Task goal — All of the data should be repeated exactly; pictures are not part of the copy.

Source data
::::

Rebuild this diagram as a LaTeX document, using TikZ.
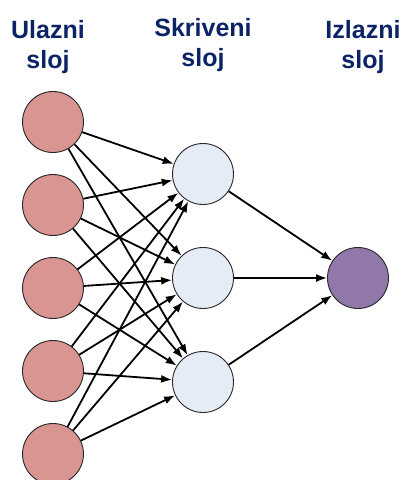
\documentclass[tikz,border=0pt]{standalone}
\usepackage{fontspec}
\setmainfont{Liberation Sans}
\usetikzlibrary{arrows.meta}
\definecolor{inred}{HTML}{D99592}
\definecolor{hidblue}{HTML}{E6ECF6}
\definecolor{outpurple}{HTML}{9079AA}
\definecolor{titlenavy}{HTML}{0C2366}

\begin{document}
\begin{tikzpicture}[x=1pt,y=-1pt,
   neuron/.style={circle,draw=black!85,line width=0.9pt,minimum size=61pt,inner sep=0pt},
   layertitle/.style={align=center,anchor=north,inner sep=0pt,text=titlenavy,
     font=\fontsize{25}{30}\selectfont\bfseries},
   conn/.style={-{Latex[length=11pt,width=8pt]},line width=1.8pt}]
   \useasboundingbox (0,0) rectangle (405,480);
   % layer titles
   \node[layertitle] (tin)  at (48,20.4)  {Ulazni\\sloj};
   \node[layertitle] (thid) at (203,18.5) {Skriveni\\sloj};
   \node[layertitle] (tout) at (363,20.4) {Izlazni\\sloj};
   % neurons
   \foreach \i in {1,...,5}
    \node[neuron,fill=inred] (in\i) at (53,{122+83*(\i-1)}) {};
   \foreach \j in {1,2,3}
    \node[neuron,fill=hidblue] (hid\j) at (203,{174+104*(\j-1)}) {};
   \node[neuron,fill=outpurple] (out) at (358,278) {};
   % connections
   \foreach \i in {1,...,5}
    \foreach \j in {1,2,3}
     \draw[conn] (in\i) -- (hid\j);
   \foreach \j in {1,2,3}
    \draw[conn] (hid\j) -- (out);
\end{tikzpicture}
\end{document}
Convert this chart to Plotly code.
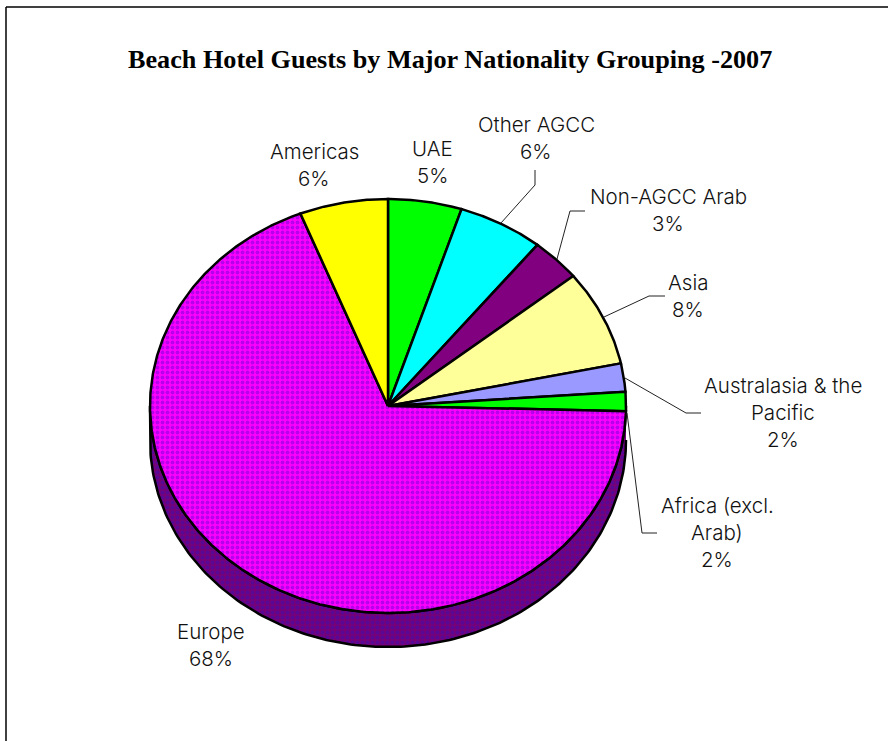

::::

Task result —
Rebuild this diagram as a LaTeX document, using TikZ.
\documentclass[tikz,border=0pt]{standalone}
\usepackage{fontspec}
\setmainfont{Liberation Sans}
\usetikzlibrary{arrows.meta}
\definecolor{inred}{HTML}{D99592}
\definecolor{hidblue}{HTML}{E6ECF6}
\definecolor{outpurple}{HTML}{9079AA}
\definecolor{titlenavy}{HTML}{0C2366}

\begin{document}
\begin{tikzpicture}[x=1pt,y=-1pt,
   neuron/.style={circle,draw=black!85,line width=0.9pt,minimum size=61pt,inner sep=0pt},
   layertitle/.style={align=center,anchor=north,inner sep=0pt,text=titlenavy,
     font=\fontsize{25}{30}\selectfont\bfseries},
   conn/.style={-{Latex[length=11pt,width=8pt]},line width=1.8pt}]
   \useasboundingbox (0,0) rectangle (405,480);
   % layer titles
   \node[layertitle] (tin)  at (48,20.4)  {Ulazni\\sloj};
   \node[layertitle] (thid) at (203,18.5) {Skriveni\\sloj};
   \node[layertitle] (tout) at (363,20.4) {Izlazni\\sloj};
   % neurons
   \foreach \i in {1,...,5}
    \node[neuron,fill=inred] (in\i) at (53,{122+83*(\i-1)}) {};
   \foreach \j in {1,2,3}
    \node[neuron,fill=hidblue] (hid\j) at (203,{174+104*(\j-1)}) {};
   \node[neuron,fill=outpurple] (out) at (358,278) {};
   % connections
   \foreach \i in {1,...,5}
    \foreach \j in {1,2,3}
     \draw[conn] (in\i) -- (hid\j);
   \foreach \j in {1,2,3}
    \draw[conn] (hid\j) -- (out);
\end{tikzpicture}
\end{document}
Convert this chart to Plotly code.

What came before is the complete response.